Well, the kiss of death still lives. You tried not to jinx the UCLA-North Carolina State game by putting both Bill Walton and Tom Burleson on the March 25 cover. The game (two overtimes) was as close as the jinx allowed. Your picture of Walton was [1/16]" wider than your picture of Burleson.
In his article (Down and Out, Back Up and Ready) Barry McDermott did not foresee the one deciding factor in the UCLA-North Carolina State game. N.C. State Coach Norm Sloan started two Hoosiers ( Monte Towe and Tim Stoddard), who played a fine game for him, while John Wooden kept his Hoosier (Pete Trgovich) on the bench. You might say that Everett Case finally got his revenge. It works this way: when John Wooden was a senior at Martinsville ( Ind.) High School in 1928, his team defeated Frankfort 30-13 in the semifinal game of the Indiana State Basketball Tournament. Frankfort was coached by Everett Case, who went on to coach Frankfort to four state titles. As mentioned on the UCLA-N.C. State national telecast, Case gave Norm Sloan his start in basketball. Thus, 46 years later, in another semifinal game, Wooden and UCLA lost to Sloan and N.C. State. By the way, Sloan also played high school basketball in Indiana and was named to the Silver Anniversary Hall of Fame team in 1969.
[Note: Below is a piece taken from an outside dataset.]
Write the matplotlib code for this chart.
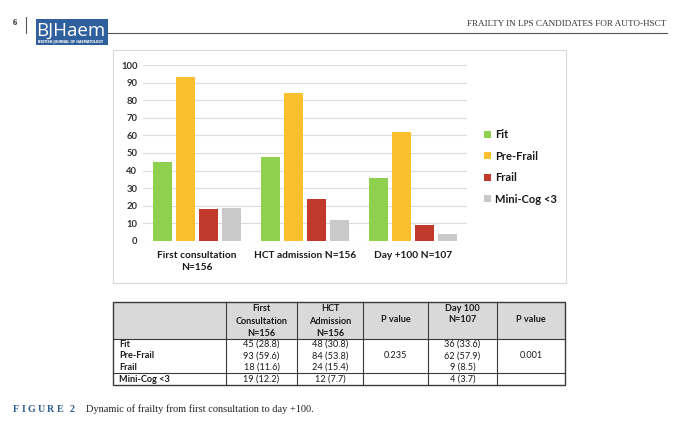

Another famous name popped up in that 1928 game. One of the two officials was Birch Bayh Sr.
WILLIAM L. CRAWFORD
SI cover-story jinx or no, it was written in the stars that the N.C. State Wolfpack was going to win the NCAA basketball championship. When Coach Norm Sloan wore that loud sport coat that unjinxes everything, we knew the Pack would win. If you did not notice, Norm wore the same coat during the last two ACC games, through the ACC tournament, through the Eastern Regionals and through the championships.
ALBERTO R. QUISUMBING
Please tell Barry McDermott that we did stop all the plows down here in North Carolina that Saturday, but in the process we stopped a few other machines simultaneously, namely, Big Red and his factory and sporty Al McGuire.
Barry can talk corn pone, grits and tobacco smoke all he wants to, just as long as he gives our NCAA champions—North Carolina State—their due respect. We don't mind. We're good sports, good supporters and, one thing for sure, darn good basketball players.
Tell Barry we still love him, though. Till the cows come home, that is.
LORENA H. COPELAND
While your magazine has done some irritating things before, your March 25 issue takes the cake. Not only did you slight the University of Dayton by suggesting that its triple-overtime loss to UCLA was a fluke, you gave it only minor coverage. When one of the finest college games of all time merits no more space than that given to a photo of Bill Walton lounging by poolside, something is wrong. And Barry McDermott's words "in the next two overtimes Dayton had few chances at victory" amaze me, for I sat at courtside as a member of the press and saw the Flyers miss several golden opportunities. What game was Mr. McDermott viewing?
After Dayton soundly beat Notre Dame, you gave the game one line. Then when the Flyers play UCLA even for 50 minutes, you give the game a brief paragraph. We all know that Dayton lost and we all know that losers complain a great deal, but how about some credit where credit is due?
JOHN A. MATLAK
PRIDE AND PREJUDICE
Mark Mulvoy's article on the Montreal Canadiens (A Dynasty Imperiled, March 25) was degrading. The fact that the Canadiens have been plagued by injuries has hurt their season, but when the regulars were out, there was plenty of talent on the bench. How about Steve Shutt? He, along with Yvon Lambert and Dave Gardner (since traded to St. Louis), did a fine job when the Habs' big line of Cournoyer-Lemaire-Lefley was injured. Pierre Bouchard also did an outstanding job on defense when All-Stars Guy Lapointe, Serge Savard and veteran Jacques Laperriere were out.